» **Given request**: Retype, please, the listing from its opening line through the line that contains "(0pt,0pt) rectangle (1118pt,-742pt);", both included, without the pictures.

» **Supplied information**:
━━━━━━━━━━━━━━━━━━━━━━━━━━━━━━

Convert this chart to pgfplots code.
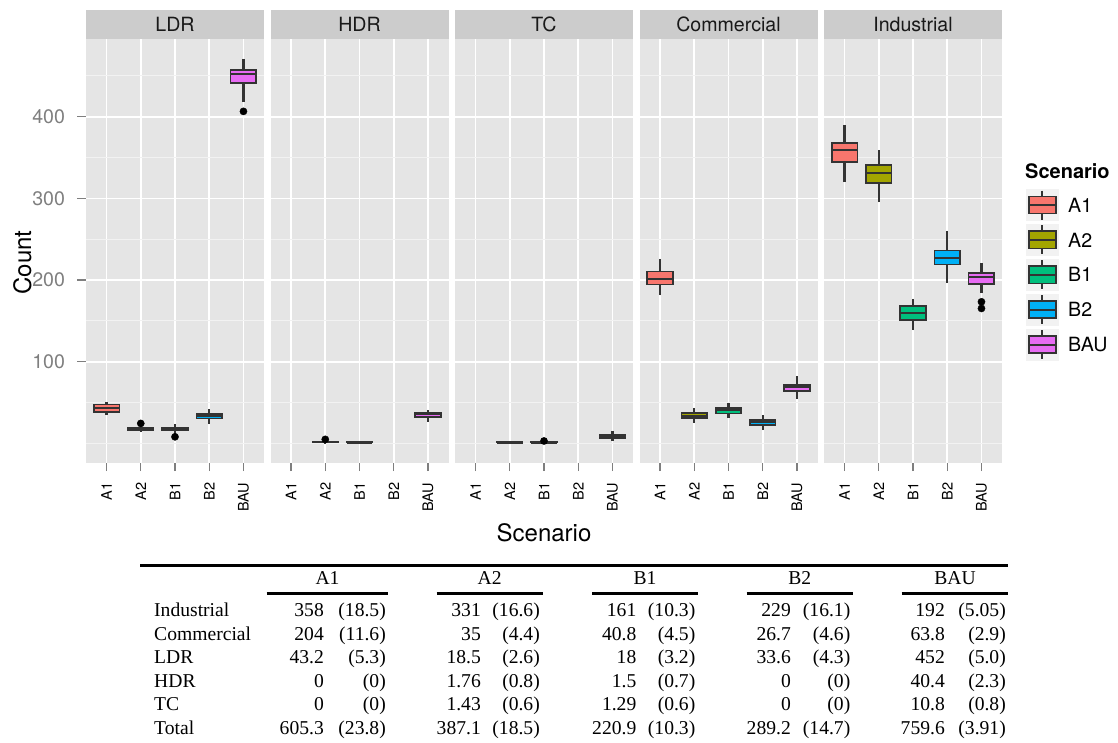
\documentclass[border=0pt]{standalone}
\usepackage{fontspec}
\setmainfont{TeX Gyre Heros}
\newfontfamily\tabfont{Liberation Serif}
\usepackage{pgfplots}
\pgfplotsset{compat=1.18}
\usepgfplotslibrary{statistics}
\definecolor{cA1}{HTML}{F8766D}
\definecolor{cA2}{HTML}{A3A500}
\definecolor{cB1}{HTML}{00BF7D}
\definecolor{cB2}{HTML}{00B0F6}
\definecolor{cBAU}{HTML}{E76BF3}
\definecolor{boxline}{HTML}{333333}
\definecolor{panelbg}{HTML}{E5E5E5}
\definecolor{stripbg}{HTML}{CCCCCC}
\definecolor{gridminor}{HTML}{F2F2F2}
\definecolor{tickgray}{HTML}{7F7F7F}
\definecolor{keybg}{HTML}{F2F2F2}
\newcommand{\bigsz}{\fontsize{19.6}{22}\selectfont}
\newcommand{\ttlsz}{\fontsize{24}{26}\selectfont}
\pgfplotsset{
  panel/.style={
    scale only axis, width=178pt, height=423.7pt,
    xmin=0.4, xmax=5.6, ymin=-23.6, ymax=495.2,
    axis background/.style={fill=panelbg},
    axis line style={draw=none},
    xtick={1,2,3,4,5}, xticklabels={A1,A2,B1,B2,BAU},
    ytick={100,200,300,400}, minor ytick={0,50,150,250,350,450},
    xmajorgrids, ymajorgrids, yminorgrids,
    major grid style={draw=white, line width=1.7pt},
    minor grid style={draw=gridminor, line width=0.9pt},
    xtick pos=bottom, ytick pos=left,
    tick align=outside, major tick length=8.5pt, minor tick length=0pt,
    tick style={draw=tickgray, line width=1.3pt},
    xticklabel style={yshift=-8pt, rotate=90, anchor=east, font=\fontsize{14.5}{15}\selectfont, text=black},
    /pgf/number format/assume math mode=true,
    yticklabel style={xshift=-9pt, font=\bigsz, text=tickgray},
    boxplot/draw direction=y,
    boxplot/box extend=0.75, boxplot/whisker extend=0,
    boxplot/every median/.style={draw=boxline, line width=1.9pt},
    boxplot/every whisker/.style={draw=boxline, line width=2.2pt},
    boxplot/every box/.style={draw=boxline, line width=1.7pt},
    clip=false,
  },
  noy/.style={yticklabels={}, ytick style={draw=none}},
  bx/.style={draw=boxline, line width=1.7pt, solid, mark=none},
  outl/.style={only marks, mark=*, mark size=3.6pt, mark options={draw=black, fill=black}},
}
\begin{document}
\begin{tikzpicture}
\useasboundingbox (0pt,0pt) rectangle (1118pt,-742pt);

% ---------- LDR ----------
\begin{axis}[panel, at={(86pt,-462.7pt)}, anchor=south west]
\addplot[bx, fill=cA1, boxplot prepared={draw position=1, lower whisker=34.3, lower quartile=38.3, median=42.9, upper quartile=47.8, upper whisker=50.9}] coordinates {};
\addplot[bx, fill=cA2, boxplot prepared={draw position=2, lower whisker=14, lower quartile=16.3, median=18, upper quartile=19.6, upper whisker=22.5}] coordinates {};
\addplot[outl] coordinates {(2,24.5)};
\addplot[bx, fill=cB1, boxplot prepared={draw position=3, lower whisker=12, lower quartile=16, median=18, upper quartile=19.5, upper whisker=23.3}] coordinates {};
\addplot[outl] coordinates {(3,8.1)};
\addplot[bx, fill=cB2, boxplot prepared={draw position=4, lower whisker=23.6, lower quartile=30.4, median=33.1, upper quartile=35.7, upper whisker=42}] coordinates {};
\addplot[bx, fill=cBAU, boxplot prepared={draw position=5, lower whisker=418.4, lower quartile=441.4, median=452.3, upper quartile=457.4, upper whisker=471}] coordinates {};
\addplot[outl] coordinates {(5,406.6)};
\end{axis}

% ---------- HDR ----------
\begin{axis}[panel, noy, at={(270.5pt,-462.7pt)}, anchor=south west]
\addplot[bx, fill=cA2, boxplot prepared={draw position=2, lower whisker=0, lower quartile=1, median=2, upper quartile=2, upper whisker=3}] coordinates {};
\addplot[outl] coordinates {(2,5)};
\addplot[bx, fill=cB1, boxplot prepared={draw position=3, lower whisker=0, lower quartile=1, median=1, upper quartile=2, upper whisker=3}] coordinates {};
\addplot[bx, fill=cBAU, boxplot prepared={draw position=5, lower whisker=26.5, lower quartile=32, median=35.5, upper quartile=37, upper whisker=41.2}] coordinates {};
\end{axis}

% ---------- TC ----------
\begin{axis}[panel, noy, at={(455pt,-462.7pt)}, anchor=south west]
\addplot[bx, fill=cA2, boxplot prepared={draw position=2, lower whisker=0, lower quartile=1, median=1, upper quartile=2, upper whisker=3}] coordinates {};
\addplot[bx, fill=cB1, boxplot prepared={draw position=3, lower whisker=0, lower quartile=1, median=1, upper quartile=2, upper whisker=2}] coordinates {};
\addplot[outl] coordinates {(3,3)};
\addplot[bx, fill=cBAU, boxplot prepared={draw position=5, lower whisker=3.2, lower quartile=6.3, median=8.6, upper quartile=10.4, upper whisker=15.1}] coordinates {};
\end{axis}

% ---------- Commercial ----------
\begin{axis}[panel, noy, at={(639.5pt,-462.7pt)}, anchor=south west]
\addplot[bx, fill=cA1, boxplot prepared={draw position=1, lower whisker=181.3, lower quartile=194.5, median=201.6, upper quartile=210.4, upper whisker=226.1}] coordinates {};
\addplot[bx, fill=cA2, boxplot prepared={draw position=2, lower whisker=25.2, lower quartile=30.8, median=33.8, upper quartile=37, upper whisker=43.6}] coordinates {};
\addplot[bx, fill=cB1, boxplot prepared={draw position=3, lower whisker=31.4, lower quartile=36.5, median=40.4, upper quartile=43.8, upper whisker=49.4}] coordinates {};
\addplot[bx, fill=cB2, boxplot prepared={draw position=4, lower whisker=16.3, lower quartile=22.6, median=26.1, upper quartile=29.1, upper whisker=34.3}] coordinates {};
\addplot[bx, fill=cBAU, boxplot prepared={draw position=5, lower whisker=53.9, lower quartile=64.2, median=68.6, upper quartile=71.6, upper whisker=82.4}] coordinates {};
\end{axis}

% ---------- Industrial ----------
\begin{axis}[panel, noy, at={(824pt,-462.7pt)}, anchor=south west]
\addplot[bx, fill=cA1, boxplot prepared={draw position=1, lower whisker=320.4, lower quartile=345, median=359.6, upper quartile=368, upper whisker=390.2}] coordinates {};
\addplot[bx, fill=cA2, boxplot prepared={draw position=2, lower whisker=295.2, lower quartile=319, median=331.4, upper quartile=340.7, upper whisker=359.2}] coordinates {};
\addplot[bx, fill=cB1, boxplot prepared={draw position=3, lower whisker=138.8, lower quartile=151.2, median=160, upper quartile=168, upper whisker=177.1}] coordinates {};
\addplot[bx, fill=cB2, boxplot prepared={draw position=4, lower whisker=196.7, lower quartile=219, median=227.3, upper quartile=236.1, upper whisker=260.4}] coordinates {};
\addplot[bx, fill=cBAU, boxplot prepared={draw position=5, lower whisker=183.7, lower quartile=194.9, median=204, upper quartile=208.4, upper whisker=220.5}] coordinates {};
\addplot[outl] coordinates {(5,173.4) (5,165.3)};
\end{axis}

\begin{scope}[x=1pt, y=-1pt]
% strips
\foreach \xa/\lab in {86/LDR, 270.5/HDR, 455/TC, 639.5/Commercial, 824/Industrial}{
  \fill[stripbg] (\xa,10) rectangle (\xa+178,39);
  \node[font=\bigsz, text=black!90, inner sep=0pt] at (\xa+89,24.5) {\lab};
}
% axis titles
\node[font=\ttlsz, rotate=90, inner sep=0pt] at (22.5,262.5) {Count};
\node[font=\ttlsz, inner sep=0pt] at (544,533) {Scenario};
% legend
\node[font=\fontsize{20}{22}\selectfont\bfseries, anchor=base west, inner sep=0pt] at (1025,178.5) {Scenario};
\foreach \c/\lab [count=\i from 0] in {cA1/A1, cA2/A2, cB1/B1, cB2/B2, cBAU/BAU}{
  \pgfmathsetmacro\yc{205+34.9*\i}
  \fill[keybg] (1026,\yc-16) rectangle (1058.7,\yc+16);
  \draw[boxline, line width=2pt] (1042.3,\yc-14.5) -- (1042.3,\yc+14.5);
  \filldraw[fill=\c, draw=boxline, line width=1.7pt] (1028.8,\yc-8.6) rectangle (1055.8,\yc+8.6);
  \draw[boxline, line width=1.9pt] (1028.8,\yc) -- (1055.8,\yc);
  \node[anchor=west, inner sep=0pt, font=\bigsz] at (1068,\yc) {\lab};
}
% table
\begin{scope}[every node/.style={font=\tabfont\fontsize{19.6}{22}\selectfont, inner sep=0pt}]
\draw[line width=3.2pt] (140,565.7) -- (1008,565.7);
\foreach \a/\b/\h in {266.7/388.3/A1, 436.7/542.7/A2, 592.3/697.7/B1, 746.7/852.7/B2, 901.7/1008.3/BAU}{
  \draw[line width=2.3pt] (\a,593.5) -- (\b,593.5);
  \node[anchor=base] at ({(\a+\b)/2},584.5) {\h};
}
\foreach \lab [count=\i from 0] in {Industrial,Commercial,LDR,HDR,TC,Total}
  \node[anchor=base west] at (154,616.5+23.5*\i) {\lab};
\foreach \n/\p [count=\i from 0] in {358/18.5,204/11.6,43.2/5.3,0/0,0/0,605.3/23.8}{
  \node[anchor=base east] at (324,616.5+23.5*\i) {\n};
  \node[anchor=base east] at (386,616.5+23.5*\i) {(\p)};
}
\foreach \n/\p [count=\i from 0] in {331/16.6,35/4.4,18.5/2.6,1.76/0.8,1.43/0.6,387.1/18.5}{
  \node[anchor=base east] at (481,616.5+23.5*\i) {\n};
  \node[anchor=base east] at (540,616.5+23.5*\i) {(\p)};
}
\foreach \n/\p [count=\i from 0] in {161/10.3,40.8/4.5,18/3.2,1.5/0.7,1.29/0.6,220.9/10.3}{
  \node[anchor=base east] at (636.5,616.5+23.5*\i) {\n};
  \node[anchor=base east] at (695.5,616.5+23.5*\i) {(\p)};
}
\foreach \n/\p [count=\i from 0] in {229/16.1,26.7/4.6,33.6/4.3,0/0,0/0,289.2/14.7}{
  \node[anchor=base east] at (791,616.5+23.5*\i) {\n};
  \node[anchor=base east] at (850.5,616.5+23.5*\i) {(\p)};
}
\foreach \n/\p [count=\i from 0] in {192/5.05,63.8/2.9,452/5.0,40.4/2.3,10.8/0.8,759.6/3.91}{
  \node[anchor=base east] at (945,616.5+23.5*\i) {\n};
  \node[anchor=base east] at (1006,616.5+23.5*\i) {(\p)};
}
\end{scope}
\end{scope}
\end{tikzpicture}
\end{document}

━━━━━━━━━━━━━━━━━━━━━━━━━━━━━━

» **Solution to the problem**:
Convert this chart to pgfplots code.
\documentclass[border=0pt]{standalone}
\usepackage{fontspec}
\setmainfont{TeX Gyre Heros}
\newfontfamily\tabfont{Liberation Serif}
\usepackage{pgfplots}
\pgfplotsset{compat=1.18}
\usepgfplotslibrary{statistics}
\definecolor{cA1}{HTML}{F8766D}
\definecolor{cA2}{HTML}{A3A500}
\definecolor{cB1}{HTML}{00BF7D}
\definecolor{cB2}{HTML}{00B0F6}
\definecolor{cBAU}{HTML}{E76BF3}
\definecolor{boxline}{HTML}{333333}
\definecolor{panelbg}{HTML}{E5E5E5}
\definecolor{stripbg}{HTML}{CCCCCC}
\definecolor{gridminor}{HTML}{F2F2F2}
\definecolor{tickgray}{HTML}{7F7F7F}
\definecolor{keybg}{HTML}{F2F2F2}
\newcommand{\bigsz}{\fontsize{19.6}{22}\selectfont}
\newcommand{\ttlsz}{\fontsize{24}{26}\selectfont}
\pgfplotsset{
  panel/.style={
    scale only axis, width=178pt, height=423.7pt,
    xmin=0.4, xmax=5.6, ymin=-23.6, ymax=495.2,
    axis background/.style={fill=panelbg},
    axis line style={draw=none},
    xtick={1,2,3,4,5}, xticklabels={A1,A2,B1,B2,BAU},
    ytick={100,200,300,400}, minor ytick={0,50,150,250,350,450},
    xmajorgrids, ymajorgrids, yminorgrids,
    major grid style={draw=white, line width=1.7pt},
    minor grid style={draw=gridminor, line width=0.9pt},
    xtick pos=bottom, ytick pos=left,
    tick align=outside, major tick length=8.5pt, minor tick length=0pt,
    tick style={draw=tickgray, line width=1.3pt},
    xticklabel style={yshift=-8pt, rotate=90, anchor=east, font=\fontsize{14.5}{15}\selectfont, text=black},
    /pgf/number format/assume math mode=true,
    yticklabel style={xshift=-9pt, font=\bigsz, text=tickgray},
    boxplot/draw direction=y,
    boxplot/box extend=0.75, boxplot/whisker extend=0,
    boxplot/every median/.style={draw=boxline, line width=1.9pt},
    boxplot/every whisker/.style={draw=boxline, line width=2.2pt},
    boxplot/every box/.style={draw=boxline, line width=1.7pt},
    clip=false,
  },
  noy/.style={yticklabels={}, ytick style={draw=none}},
  bx/.style={draw=boxline, line width=1.7pt, solid, mark=none},
  outl/.style={only marks, mark=*, mark size=3.6pt, mark options={draw=black, fill=black}},
}
\begin{document}
\begin{tikzpicture}
\useasboundingbox (0pt,0pt) rectangle (1118pt,-742pt);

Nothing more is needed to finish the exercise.